→ **Exercise requirements**: The line containing "['s1', 's2', 's3', 's4', 's5', 's6', 's7', 's8'];" marks the end: extract everything from the first line of the data through that line, exactly, with no pictures.

→ **Material**:
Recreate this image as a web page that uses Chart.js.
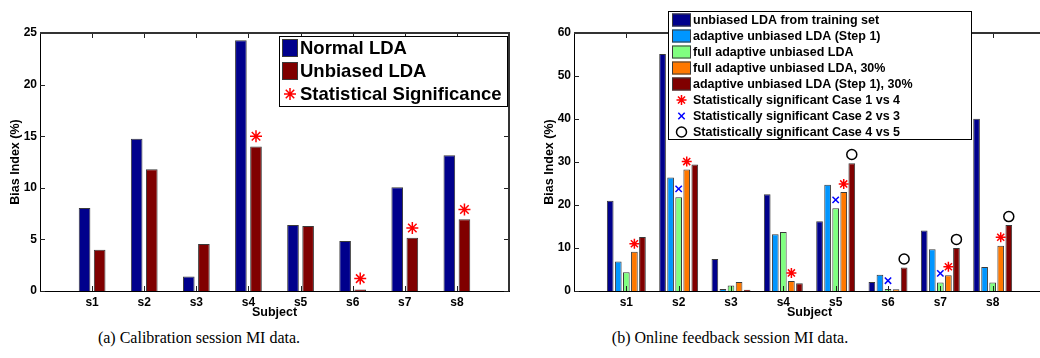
<!DOCTYPE html>
<html>
<head>
<meta charset="utf-8">
<script src="https://cdn.jsdelivr.net/npm/chart.js@4.4.1/dist/chart.umd.min.js"></script>
<style>
  body { margin: 0; background: #fff; width: 1040px; height: 358px; overflow: hidden; position: relative; }
  #calibBox { position: absolute; left: 0; top: 0; width: 520px; height: 325px; }
  #onlineBox { position: absolute; left: 520px; top: 0; width: 520px; height: 325px; overflow: hidden; }
  #onlineInner { width: 540px; height: 325px; }
  .caption { position: absolute; top: 329px; font: 16px "Liberation Serif", serif; color: #000; white-space: nowrap; transform: translateX(-50%); }
</style>
</head>
<body>
<div id="calibBox"><canvas id="calibChart"></canvas></div>
<div id="onlineBox"><div id="onlineInner"><canvas id="onlineChart"></canvas></div></div>
<div class="caption" style="left:199px">(a) Calibration session MI data.</div>
<div class="caption" style="left:730px">(b) Online feedback session MI data.</div>
<script>
const subjects = ['s1', 's2', 's3', 's4', 's5', 's6', 's7', 's8'];

// (a) calibration session
const normalLda   = [8.05, 14.75, 1.4, 24.3, 6.4, 4.85, 10.05, 13.15];
const unbiasedLda = [4.0, 11.8, 4.55, 14.0, 6.3, 0.15, 5.15, 6.95];
const calibSig    = [null, null, null, 15.0, null, 1.2, 6.1, 7.9];

// (b) online feedback session
const fromTraining   = [21.0, 55.1, 7.45, 22.5, 16.2, 2.1, 14.05, 40.05];
const adaptStep1     = [6.85, 26.4, 0.45, 13.2, 24.7, 3.8, 9.7, 5.6];
const fullAdaptive   = [4.35, 21.8, 1.3, 13.75, 19.25, 0.45, 2.0, 1.95];
const fullAdaptive30 = [9.1, 28.25, 2.1, 2.35, 23.0, 0.4, 3.65, 10.5];
const adaptStep1_30  = [12.55, 29.4, 0.3, 1.8, 29.7, 5.45, 10.0, 15.35];
const sig1vs4 = [11.0, 30.1, null, 4.2, 24.9, null, 5.65, 12.5];
const sig2vs3 = [null, 23.75, null, null, 21.2, 2.4, 4.1, null];
const sig4vs5 = [null, null, null, null, 31.75, 7.45, 12.0, 17.3];

Chart.defaults.font.family = '"Liberation Sans", Arial, sans-serif';
Chart.defaults.font.weight = 'bold';
Chart.defaults.color = '#000';
Chart.defaults.animation = false;

// subject i sits at x = i+1 on a 0..9 axis (matlab xlim);
// bar k of a group of n is shifted by (k - (n-1)/2) * groupWidth / n
function groupPoints(values, k, n, groupWidth) {
  const pts = [];
  values.forEach((v, i) => {
    if (v !== null) pts.push({ x: i + 1 + (k - (n - 1) / 2) * groupWidth / n, y: v });
  });
  return pts;
}

// bars are placed by their own x; width = barPct of the gap to the neighbour bar
function barSet(label, values, k, n, groupWidth, color, barPct) {
  return {
    type: 'bar', label: label, data: groupPoints(values, k, n, groupWidth),
    backgroundColor: color, borderColor: '#3a3a3a', borderWidth: 1,
    grouping: false, categoryPercentage: 1, barPercentage: barPct, order: 1
  };
}

function markerSet(label, values, k, n, groupWidth, style, color, r) {
  return {
    type: 'scatter', label: label, data: groupPoints(values, k, n, groupWidth),
    pointStyle: style, pointRadius: r, pointBorderColor: color, pointBackgroundColor: 'rgba(0,0,0,0)',
    pointBorderWidth: 1.5, showLine: false, order: 0
  };
}

// matlab-like box: top/right edges plus inward ticks
const axesFrame = {
  id: 'axesFrame',
  afterDatasetsDraw(chart) {
    const { ctx, chartArea: a, scales } = chart;
    ctx.save();
    ctx.strokeStyle = '#222';
    ctx.lineWidth = 1;
    ctx.beginPath();
    scales.y.ticks.forEach(t => {
      const py = Math.round(scales.y.getPixelForValue(t.value)) + 0.5;
      ctx.moveTo(a.left, py); ctx.lineTo(a.left + 5, py);
      ctx.moveTo(a.right, py); ctx.lineTo(a.right - 5, py);
    });
    for (let i = 1; i <= subjects.length; i++) {
      const px = Math.round(scales.x.getPixelForValue(i)) + 0.5;
      ctx.moveTo(px, a.top); ctx.lineTo(px, a.top + 5);
      ctx.moveTo(px, a.bottom); ctx.lineTo(px, a.bottom - 5);
    }
    ctx.stroke();
    ctx.strokeStyle = '#333';
    ctx.lineWidth = 2;
    ctx.beginPath();
    ctx.moveTo(a.left, a.top); ctx.lineTo(a.right, a.top); ctx.lineTo(a.right, a.bottom);
    ctx.stroke();
    ctx.restore();
  }
};

// boxed legend drawn over the plot
const boxLegend = {
  id: 'boxLegend',
  afterDraw(chart, args, o) {
    const ctx = chart.ctx;
    ctx.save();
    ctx.fillStyle = '#fff';
    ctx.fillRect(o.left, o.top, o.width, o.height);
    ctx.strokeStyle = '#000';
    ctx.lineWidth = 1;
    ctx.strokeRect(o.left + 0.5, o.top + 0.5, o.width, o.height);
    ctx.font = o.font;
    ctx.textBaseline = 'middle';
    chart.data.datasets.forEach((ds, i) => {
      const y = o.top + o.firstRow + i * o.rowHeight;
      const bx = o.left + o.boxLeft;
      if (ds.type === 'bar') {
        ctx.fillStyle = ds.backgroundColor;
        ctx.fillRect(bx, y - o.boxH / 2, o.boxW, o.boxH);
        ctx.strokeStyle = '#3a3a3a';
        ctx.lineWidth = 1;
        ctx.strokeRect(bx + 0.5, y - o.boxH / 2 + 0.5, o.boxW - 1, o.boxH - 1);
      } else {
        ctx.strokeStyle = ds.pointBorderColor;
        ctx.fillStyle = 'rgba(0,0,0,0)';
        ctx.lineWidth = 1.5;
        Chart.helpers.drawPoint(ctx, { pointStyle: ds.pointStyle, radius: ds.pointRadius, rotation: 0, borderWidth: 1.5 }, bx + o.boxW / 2, y);
      }
      ctx.fillStyle = '#000';
      ctx.fillText(ds.label, bx + o.boxW + 2, y + 1);
    });
    ctx.restore();
  }
};

function scalesFor(yMax, yStep, yWidth, titlePad) {
  return {
    x: {
      type: 'linear', min: 0, max: subjects.length + 1, offset: false,
      stacked: true,  // one bar slot per x value, no side-by-side regrouping
      grid: { display: false, drawTicks: false },
      border: { display: true, color: '#000', width: 1 },
      ticks: {
        stepSize: 1, font: { size: 12 }, padding: 4, autoSkip: false, maxRotation: 0,
        callback: v => subjects[v - 1] || ''
      },
      title: { display: true, text: 'Subject', font: { size: 12.5 }, padding: { top: 0, bottom: 0 } },
      afterFit(s) { s.height = 29; }
    },
    y: {
      min: 0, max: yMax,
      grid: { display: false, drawTicks: false },
      border: { display: true, color: '#000', width: 1 },
      ticks: { stepSize: yStep, font: { size: 12 }, padding: 3 },
      title: { display: true, text: 'Bias Index (%)', font: { size: 12.5 }, padding: { top: titlePad, bottom: 0 } },
      afterFit(s) { s.width = yWidth; }
    }
  };
}

const calibGroup = 0.58;
new Chart(document.getElementById('calibChart'), {
  data: {
    datasets: [
      barSet('Normal LDA', normalLda, 0, 2, calibGroup, 'rgb(0,0,140)', 0.77),
      barSet('Unbiased LDA', unbiasedLda, 1, 2, calibGroup, 'rgb(128,0,0)', 0.77),
      markerSet('Statistical Significance', calibSig, 1, 2, calibGroup, 'star', 'rgb(255,0,0)', 6)
    ]
  },
  options: {
    responsive: true, maintainAspectRatio: false,
    layout: { padding: { top: 33, right: 11, bottom: 5, left: 0 } },
    plugins: {
      legend: { display: false }, tooltip: { enabled: false },
      boxLegend: { left: 279, top: 36, width: 228, height: 70, firstRow: 12, rowHeight: 23,
                   boxLeft: 3, boxW: 16, boxH: 18, font: 'bold 18.5px "Liberation Sans"' }
    },
    scales: scalesFor(25, 5, 40, 8)
  },
  plugins: [axesFrame, boxLegend]
});

const onlineGroup = 0.77;
new Chart(document.getElementById('onlineChart'), {
  data: {
    datasets: [
      barSet('unbiased LDA from training set', fromTraining, 0, 5, onlineGroup, 'rgb(0,0,140)', 0.83),
      barSet('adaptive unbiased LDA (Step 1)', adaptStep1, 1, 5, onlineGroup, 'rgb(0,150,255)', 0.83),
      barSet('full adaptive unbiased LDA', fullAdaptive, 2, 5, onlineGroup, 'rgb(128,255,128)', 0.83),
      barSet('full adaptive unbiased LDA, 30%', fullAdaptive30, 3, 5, onlineGroup, 'rgb(255,120,0)', 0.83),
      barSet('adaptive unbiased LDA (Step 1), 30%', adaptStep1_30, 4, 5, onlineGroup, 'rgb(128,0,0)', 0.83),
      markerSet('Statistically significant Case 1 vs 4', sig1vs4, 3, 5, onlineGroup, 'star', 'rgb(255,0,0)', 5),
      markerSet('Statistically significant Case 2 vs 3', sig2vs3, 2, 5, onlineGroup, 'crossRot', 'rgb(0,0,255)', 4.5),
      markerSet('Statistically significant Case 4 vs 5', sig4vs5, 4, 5, onlineGroup, 'circle', '#000', 5)
    ]
  },
  options: {
    responsive: true, maintainAspectRatio: false,
    layout: { padding: { top: 33, right: 15, bottom: 5, left: 0 } },
    plugins: {
      legend: { display: false }, tooltip: { enabled: false },
      boxLegend: { left: 148, top: 11, width: 303, height: 128, firstRow: 9, rowHeight: 16,
                   boxLeft: 4, boxW: 19, boxH: 13, font: 'bold 12.5px "Liberation Sans"' }
    },
    scales: scalesFor(60, 10, 54, 22)
  },
  plugins: [axesFrame, boxLegend]
});
</script>
</body>
</html>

→ **Answer for the task**:
Recreate this image as a web page that uses Chart.js.
<!DOCTYPE html>
<html>
<head>
<meta charset="utf-8">
<script src="https://cdn.jsdelivr.net/npm/chart.js@4.4.1/dist/chart.umd.min.js"></script>
<style>
  body { margin: 0; background: #fff; width: 1040px; height: 358px; overflow: hidden; position: relative; }
  #calibBox { position: absolute; left: 0; top: 0; width: 520px; height: 325px; }
  #onlineBox { position: absolute; left: 520px; top: 0; width: 520px; height: 325px; overflow: hidden; }
  #onlineInner { width: 540px; height: 325px; }
  .caption { position: absolute; top: 329px; font: 16px "Liberation Serif", serif; color: #000; white-space: nowrap; transform: translateX(-50%); }
</style>
</head>
<body>
<div id="calibBox"><canvas id="calibChart"></canvas></div>
<div id="onlineBox"><div id="onlineInner"><canvas id="onlineChart"></canvas></div></div>
<div class="caption" style="left:199px">(a) Calibration session MI data.</div>
<div class="caption" style="left:730px">(b) Online feedback session MI data.</div>
<script>
const subjects = ['s1', 's2', 's3', 's4', 's5', 's6', 's7', 's8'];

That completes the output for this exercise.